Where was I? Oh yes, I was mentioning how last year in June I had come up against the lack of a word for the quality of resilience that does not abate during the destabilization process. It was like something out of a catechism, a Westminster Confession for the 21st century. What is that which outlives mortal strife? It is unde-______. I felt strongly that an English word existed, but I could not put my finger on it. I searched the dictionary for a few days, fervently. My effort for the word exhibited the word itself. Then, all of a sudden, an image, almost clear as day—definitely clear as moonlight—came to mind. It was an image of the high Sierra, with a lake in the foreground, a pointed peak in the background, rolling glacial terrain all around. Islands in the lake, dotted round with pine trees. I drew what it looked like and showed my friend who knew the Sierra decently well from growing up in the Boy Scouts and backpacking with his dad. Immediately, he said, “That’s Thousand Island Lake.” The resemblance was striking. The moon was in the distance, it was a gibbous moon. My search for a word for a concept had become a search for a place.

My affection for the Sierras began in the summer between the fourth and fifth grade, when my papa took us to Yosemite. We stayed in Oakhurst, and purchased a giant sub sandwich from Vons for lunch. As most family vacations go, it took us until past noon to get into Yosemite, the Mariposa sequoia grove. I remember being in awe of seeing a deer amble casually past the row of cars, and how casually my dad commented that they are used to people. The giant trees really caught my imagination, and I later wrote a little piece about them for fifth grade, in which I used the word gargantuan for the first time and perhaps the most fittingly in my life, and drew a picture that got an award with the library of some kind. I remember feeling the effects of altitude at 7000 ft, of marvelling at the water bottle becoming tense with the relative air pressure difference inside and outside. I remember the shorts and shirt I was wearing that day at Glacier point, and how much I wanted to run around the rocks and see all the vistas, but time was ebbing.

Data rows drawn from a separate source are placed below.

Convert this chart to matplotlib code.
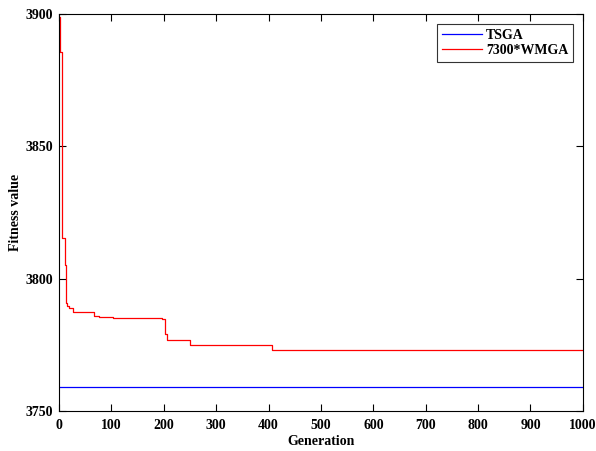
import numpy as np
import matplotlib
matplotlib.use("Agg")
import matplotlib.pyplot as plt

# --- data ---
tsga_gen = [0, 1000]
tsga_val = [3759.0, 3759.0]

wmga_gen = [0, 1, 6, 12, 14, 16, 20, 27, 67, 77, 104, 196, 202, 206, 250, 407, 1000]
wmga_val = [3899.0, 3885.8, 3815.2, 3805.0, 3790.7, 3789.5, 3788.8, 3787.5, 3786.0,
            3785.6, 3785.0, 3784.7, 3779.0, 3776.8, 3774.9, 3773.0, 3773.0]

xticks = np.arange(0, 1001, 100)
yticks = [3750, 3800, 3850, 3900]

plt.rcParams['font.family'] = ['Liberation Serif', 'DejaVu Serif']
plt.rcParams['font.weight'] = 'bold'

fig = plt.figure(figsize=(5.96, 4.51), dpi=100)
ax = fig.add_axes([0.099, 0.0887, 0.879, 0.8803])

ax.plot(tsga_gen, tsga_val, color='#0000ff', linewidth=0.9, label='TSGA')
ax.plot(wmga_gen, wmga_val, color='#ff0000', linewidth=0.9, drawstyle='steps-post',
        label='7300*WMGA')

ax.set_xlim(0, 1000)
ax.set_ylim(3750, 3900)
ax.set_xticks(xticks)
ax.set_yticks(yticks)
ax.tick_params(direction='in', length=5, width=0.8, top=True, right=True, labelsize=10)
ax.tick_params(axis='x', pad=6)
ax.tick_params(axis='y', pad=4)
for lab in ax.get_xticklabels() + ax.get_yticklabels():
    lab.set_fontweight('bold')
for s in ax.spines.values():
    s.set_linewidth(0.8)

ax.set_xlabel('Generation', fontsize=10, fontweight='bold', labelpad=2)
ax.set_ylabel('Fitness value', fontsize=10, fontweight='bold', labelpad=3)

leg = ax.legend(loc='upper right', fontsize=10, fancybox=False, framealpha=1,
                edgecolor='#333333', borderaxespad=0.7, handlelength=2.9,
                handletextpad=0.3, borderpad=0.35, labelspacing=0.2)
leg.get_frame().set_linewidth(0.8)
for t in leg.get_texts():
    t.set_fontweight('bold')

fig.savefig('out.png', dpi=100)
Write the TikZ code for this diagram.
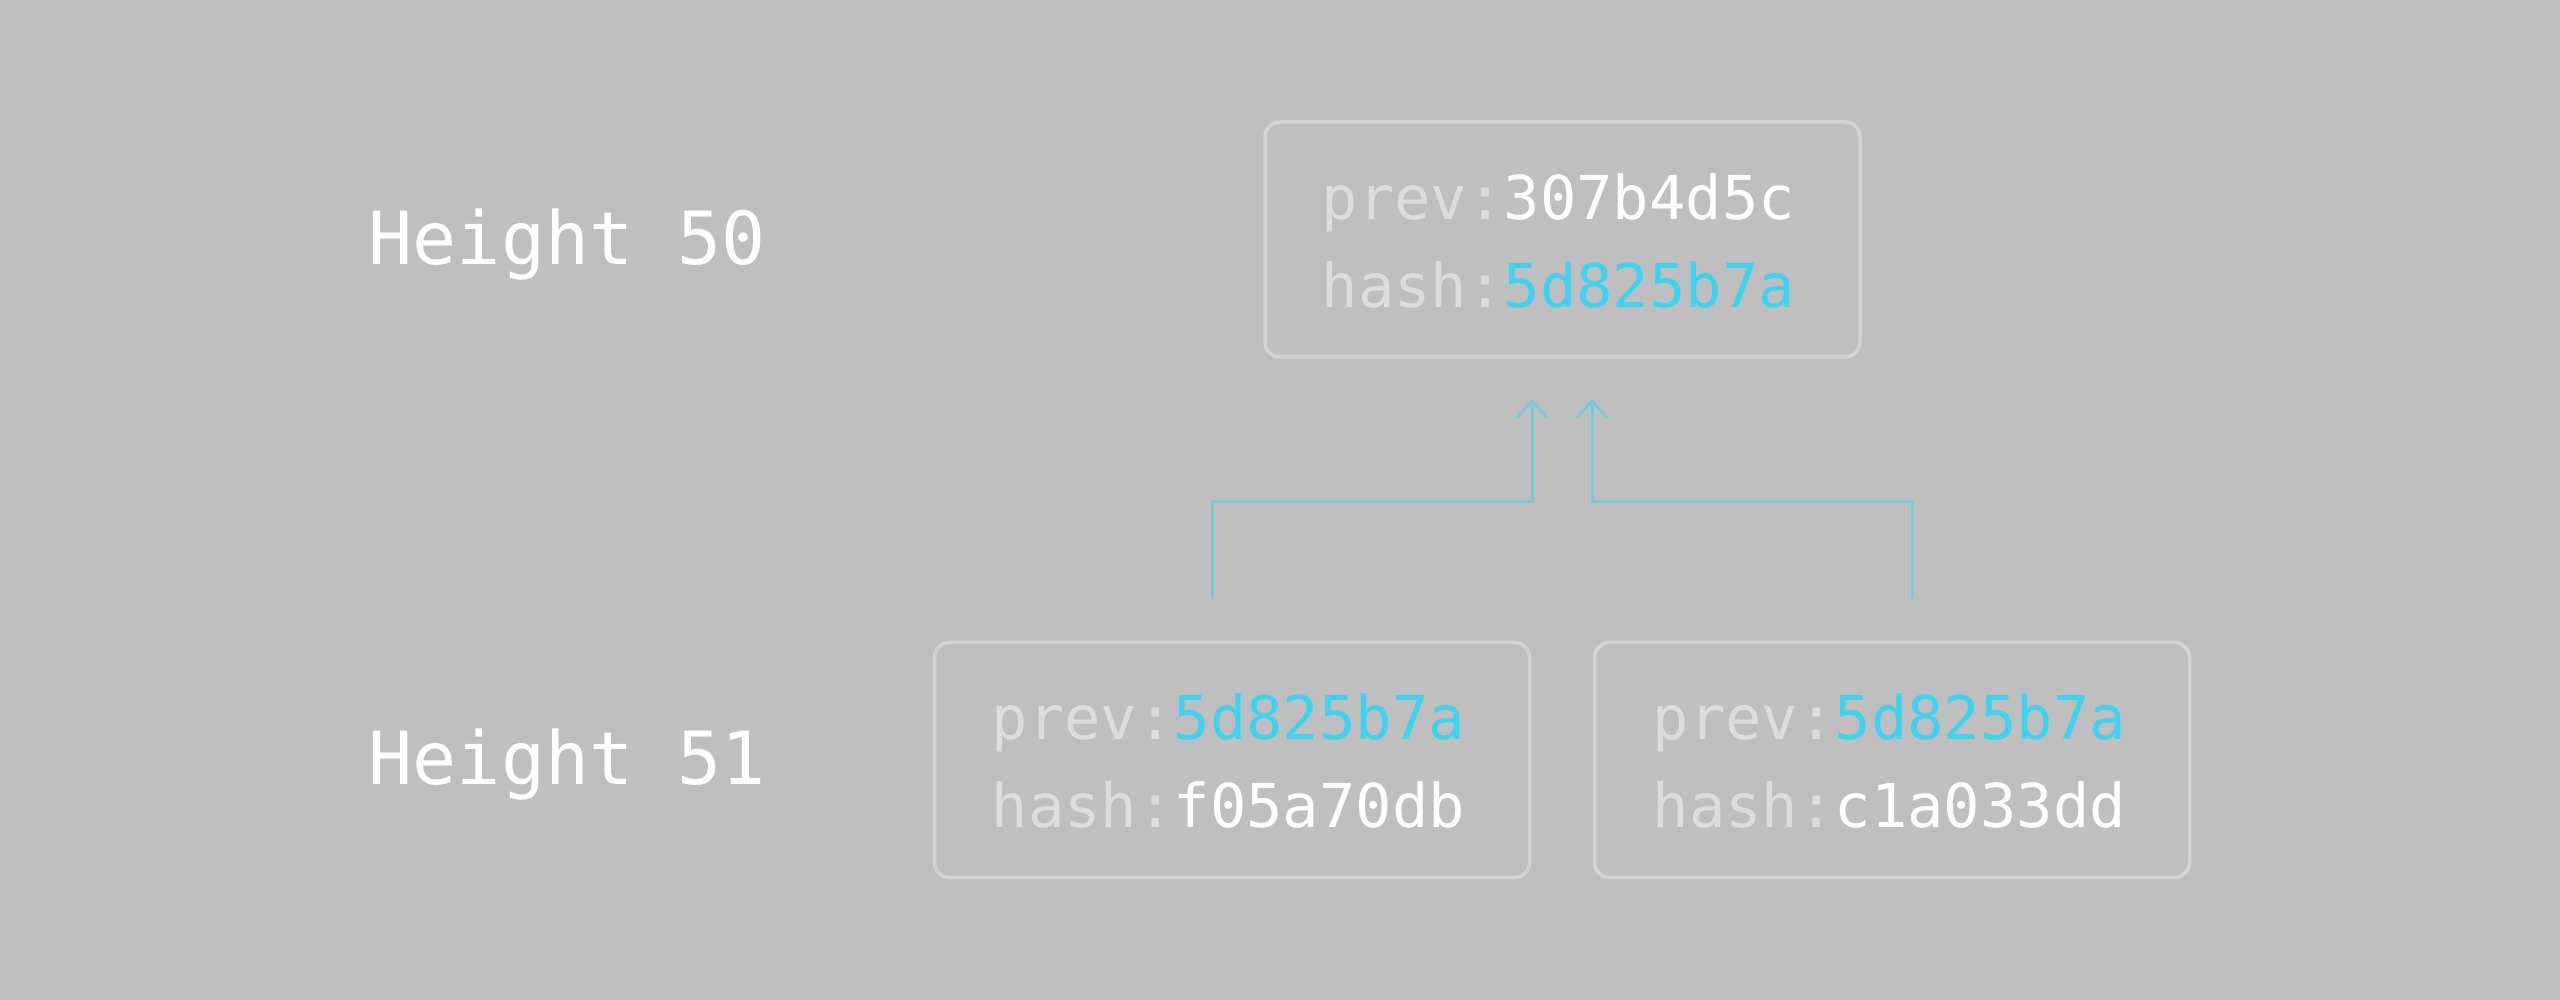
\documentclass[tikz,border=0pt]{standalone}
\usepackage{fontspec}
\setmonofont{DejaVu Sans Mono}
\usetikzlibrary{arrows.meta,calc}
\definecolor{bgc}{HTML}{BFBFBF}
\definecolor{boxc}{HTML}{D3D3D3}
\definecolor{keyc}{HTML}{DDDDDD}
\definecolor{hashc}{HTML}{3DD4F2}
\definecolor{connc}{HTML}{78C8DA}
\tikzset{
  blockbox/.style={draw=boxc, line width=0.035cm, rounded corners=0.15cm, minimum width=5.95cm, minimum height=2.35cm, inner sep=0},
  rowtext/.style={anchor=base west, inner sep=0, font=\ttfamily\fontsize{17.2}{20}\selectfont, text=white},
  heightlabel/.style={anchor=base west, inner sep=0, font=\ttfamily\fontsize{20.85}{24}\selectfont, text=white},
  conn/.style={draw=connc, line width=0.03cm, -{Straight Barb[round, length=0.16cm, width=0.3cm]}}
}
\newcommand{\keytxt}[1]{\textcolor{keyc}{#1}}
\newcommand{\hashtxt}[1]{\textcolor{hashc}{#1}}
\begin{document}
\begin{tikzpicture}
\fill[bgc] (0,0) rectangle (25.6,10);
\useasboundingbox (0,0) rectangle (25.6,10);

% labels
\node[heightlabel] (h50) at (3.68,7.35) {Height 50};
\node[heightlabel] (h51) at (3.68,2.15) {Height 51};

% blocks
\node[blockbox] (t) at (15.625,7.605) {};
\node[blockbox] (b1) at (12.32,2.40) {};
\node[blockbox] (b2) at (18.92,2.40) {};

\node[rowtext] (tp) at (13.21,7.80) {\keytxt{prev:}307b4d5c};
\node[rowtext] (th) at (13.21,6.92) {\keytxt{hash:}\hashtxt{5d825b7a}};

\node[rowtext] (b1p) at (9.91,2.60) {\keytxt{prev:}\hashtxt{5d825b7a}};
\node[rowtext] (b1h) at (9.91,1.72) {\keytxt{hash:}f05a70db};

\node[rowtext] (b2p) at (16.52,2.60) {\keytxt{prev:}\hashtxt{5d825b7a}};
\node[rowtext] (b2h) at (16.52,1.72) {\keytxt{hash:}c1a033dd};

% connectors
\coordinate (s1) at ($(b1.north)+(-0.20,0.42)$);
\coordinate (e1) at ($(t.south)+(-0.305,-0.41)$);
\coordinate (s2) at ($(b2.north)+(0.20,0.42)$);
\coordinate (e2) at ($(t.south)+(0.295,-0.41)$);
\coordinate (m1) at ($(e1)+(0,-1.02)$);
\coordinate (m2) at ($(e2)+(0,-1.02)$);
\draw[conn] (s1) |- (m1) -- (e1);
\draw[conn] (s2) |- (m2) -- (e2);
\end{tikzpicture}
\end{document}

The winding forest road, the tunnel view, the valley meadows, looking down on the clear and broad Merced river—I had never seen a real river before. I begged to drive up the Tioga Road, and we went as far as overlooking the Tenaya Canyon. The slanting, glinting light, the amber glow on almost purple granitic gray, the clear wind, the sparsity of trees up there. I remember my papa frantically trying to use an old camp stove to make a pot of soup to satiate my mother and me. But the high country had sunk its lovely venom into me. Yosemite transported me. I begged to go back for a few years.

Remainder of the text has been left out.